### Dataset entries
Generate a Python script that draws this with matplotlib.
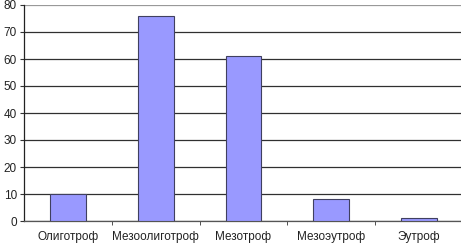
import matplotlib
matplotlib.use("Agg")
import matplotlib.pyplot as plt
import numpy as np

categories = ["Олиготроф", "Мезоолиготроф", "Мезотроф", "Мезоэутроф", "Эутроф"]
values = [10, 76, 61, 8, 1]
yticks = [0, 10, 20, 30, 40, 50, 60, 70, 80]

plt.rcParams['font.family'] = ['Liberation Sans', 'DejaVu Sans']

fig = plt.figure(figsize=(4.61, 2.45), dpi=100)
ax = fig.add_axes([24/461, 24/245, 439/461, 216/245])

x = np.arange(len(categories))
ax.bar(x, values, width=0.41, color="#9999FF", edgecolor="#404060", linewidth=0.8, zorder=3)

ax.set_xlim(-0.5, len(categories) - 0.5)
ax.set_ylim(0, 80)
ax.set_yticks(yticks)
ax.set_yticklabels([str(t) for t in yticks], fontsize=8.5, color="#222222")
ax.yaxis.grid(True, color="#303030", linewidth=0.9, zorder=0)
ax.set_axisbelow(True)
ax.yaxis.get_gridlines()[-1].set_color("#999999")

ax.set_xticks(x)
ax.set_xticklabels(categories, fontsize=8.5, color="#222222")
ax.tick_params(axis='x', length=0, pad=7)
ax.set_xticks(np.arange(len(categories)) + 0.5, minor=True)
ax.tick_params(axis='x', which='minor', length=3, color="#333333", direction='out')
ax.tick_params(axis='y', length=3, color="#333333", direction='out', pad=2)

for s in ["top", "right"]:
    ax.spines[s].set_visible(False)
ax.spines["left"].set_color("#222222")
ax.spines["bottom"].set_color("#555555")
ax.spines["left"].set_linewidth(0.9)
ax.spines["bottom"].set_linewidth(0.9)

fig.savefig("out.png", dpi=100)
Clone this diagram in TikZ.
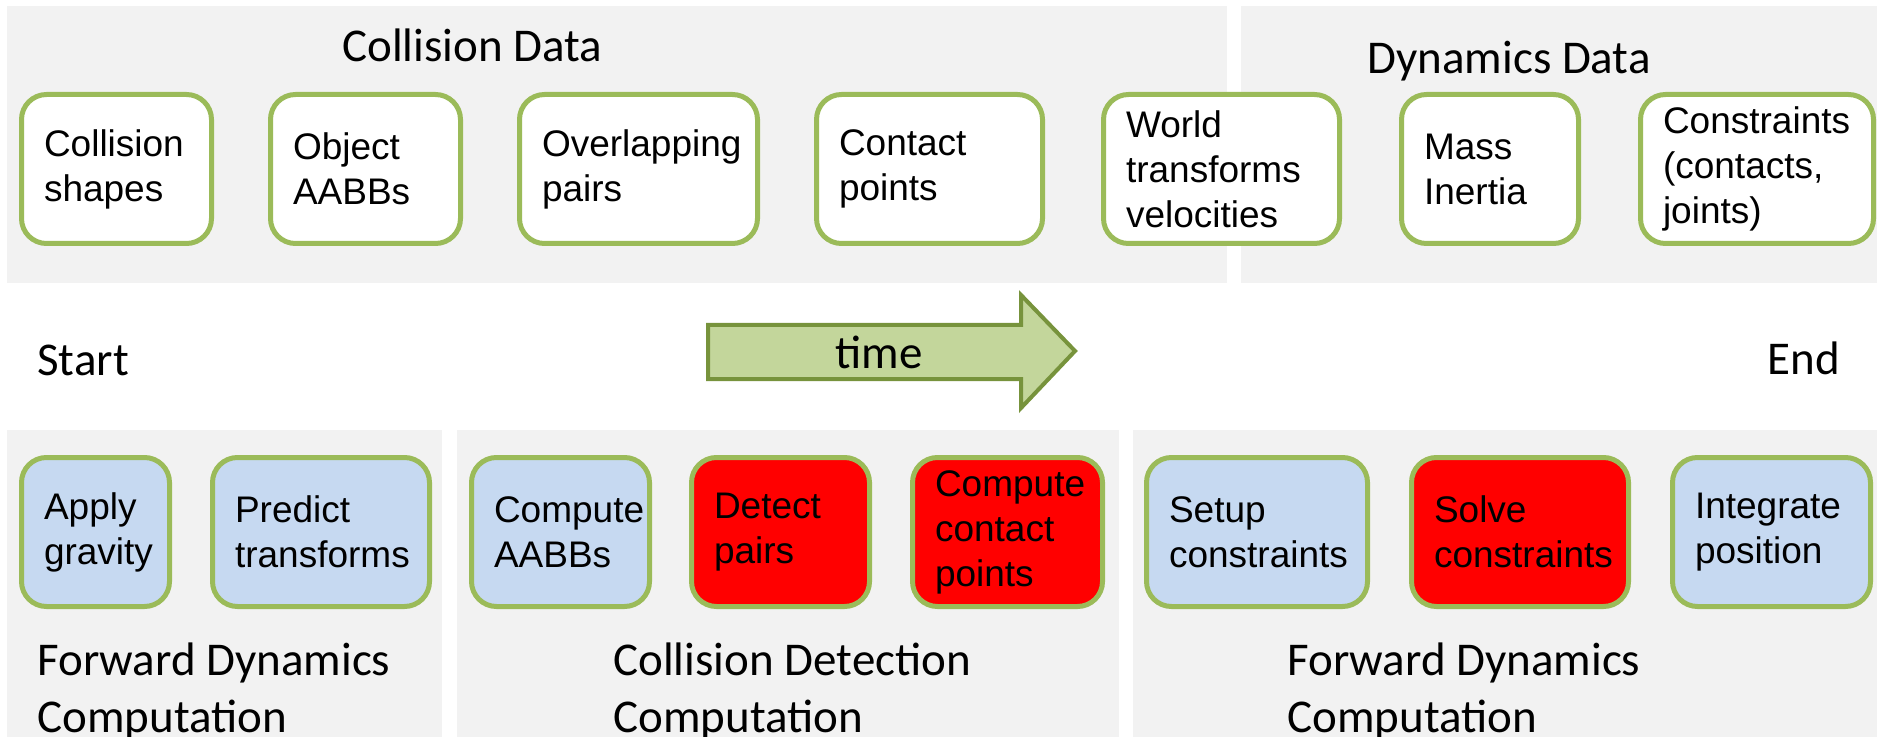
\documentclass[tikz,border=0pt]{standalone}
\usepackage{fontspec}
\setmainfont{Carlito}
\newfontfamily\arialfont{Liberation Sans}
\usepackage{tikz}
\usetikzlibrary{positioning}

\definecolor{panelgray}{HTML}{F2F2F2}
\definecolor{boxgreen}{HTML}{9BBB59}
\definecolor{stepblue}{HTML}{C6D9F1}
\definecolor{hotred}{HTML}{FF0000}
\definecolor{timefill}{HTML}{C3D69B}
\definecolor{timeedge}{HTML}{77933C}

\newcommand\boxfont{\arialfont\fontsize{18.5}{22.5}\selectfont}
\newcommand\titlefont{\fontsize{23.5}{28.5}\selectfont}

\tikzset{
  databox/.style={draw=boxgreen,line width=2.5pt,rounded corners=12.5pt,fill=white,
    minimum height=74.5pt,inner xsep=11.25pt,inner ysep=0pt,align=left,font=\boxfont},
  stepbox/.style={databox,fill=stepblue},
  hotbox/.style={databox,fill=hotred},
  title/.style={font=\titlefont,inner sep=0pt,anchor=base west,align=left}
}

\begin{document}
\begin{tikzpicture}[x=0.5pt,y=-0.5pt]
          \useasboundingbox (0,0) rectangle (1877,737);

          % Draw the panels
          \fill[panelgray] (7,6) rectangle (1227,283);
          \fill[panelgray] (1241,6) rectangle (1877,283);
          \fill[panelgray] (7,430) rectangle (442,737);
          \fill[panelgray] (457,430) rectangle (1119,737);
          \fill[panelgray] (1133,430) rectangle (1877,737);

          % Draw the titles (multi-line ones sit on their last line)
          \node[title] (coldata) at (342,62) {Collision Data};
          \node[title] (dyndata) at (1367,74) {Dynamics Data};
          \node[title] (start) at (37,375) {Start};
          \node[title] (end) at (1767,374) {End};
          \node[title] (fwd1) at (37,732) {Forward Dynamics\\Computation};
          \node[title] (coldet) at (613,732) {Collision Detection\\Computation};
          \node[title] (fwd2) at (1287,732) {Forward Dynamics\\Computation};

          % Draw the data boxes
          \node[databox,text width=72.5pt] (cshapes) at (116.5,169) {Collision\\shapes};
          \node[databox,text width=72.5pt] (aabbs) at (365.5,169) {Object\\AABBs};
          \node[databox,text width=96.5pt] (pairs) at (638.5,169) {Overlapping\\pairs};
          \node[databox,text width=90.5pt] (cpoints) at (929.5,169) {Contact\\points};
          \node[databox,text width=95.5pt] (xforms) at (1221.5,169) {World\\transforms\\velocities};
          \node[databox,text width=66pt] (mass) at (1490,169) {Mass\\Inertia};
          \node[databox,text width=94pt] (cons) at (1757,169) {Constraints\\(contacts,\\joints)};

          % Draw the time arrow
          \filldraw[fill=timefill,draw=timeedge,line width=2pt]
            (708,325) -- (1021,325) -- (1021,295) -- (1075,351)
            -- (1021,408) -- (1021,379) -- (708,379) -- cycle;
          \node[title] (time) at (835,368) {time};

          % Draw the computation steps
          \node[stepbox,text width=51.5pt] (gravity) at (95.5,532) {Apply\\gravity};
          \node[stepbox,text width=86pt] (predict) at (321,532) {Predict\\transforms};
          \node[stepbox,text width=66.5pt] (caabb) at (560.5,532) {Compute\\AABBs};
          \node[hotbox,text width=66.5pt] (detect) at (780.5,532) {Detect\\pairs};
          \node[hotbox,text width=72.5pt] (ccontact) at (1007.5,532) {Compute\\contact\\points};
          \node[stepbox,text width=88pt] (setup) at (1257,532) {Setup\\constraints};
          \node[hotbox,text width=86pt] (solve) at (1520,532) {Solve\\constraints};
          \node[stepbox,text width=76.5pt] (integrate) at (1771.5,532) {Integrate\\position};

\end{tikzpicture}
\end{document}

### Work instructions
Write out again, exactly, the lines from the start of the listing up to the line containing "import numpy as np", with both ends and without pictures.

### Response
Generate a Python script that draws this with matplotlib.
import matplotlib
matplotlib.use("Agg")
import matplotlib.pyplot as plt
import numpy as np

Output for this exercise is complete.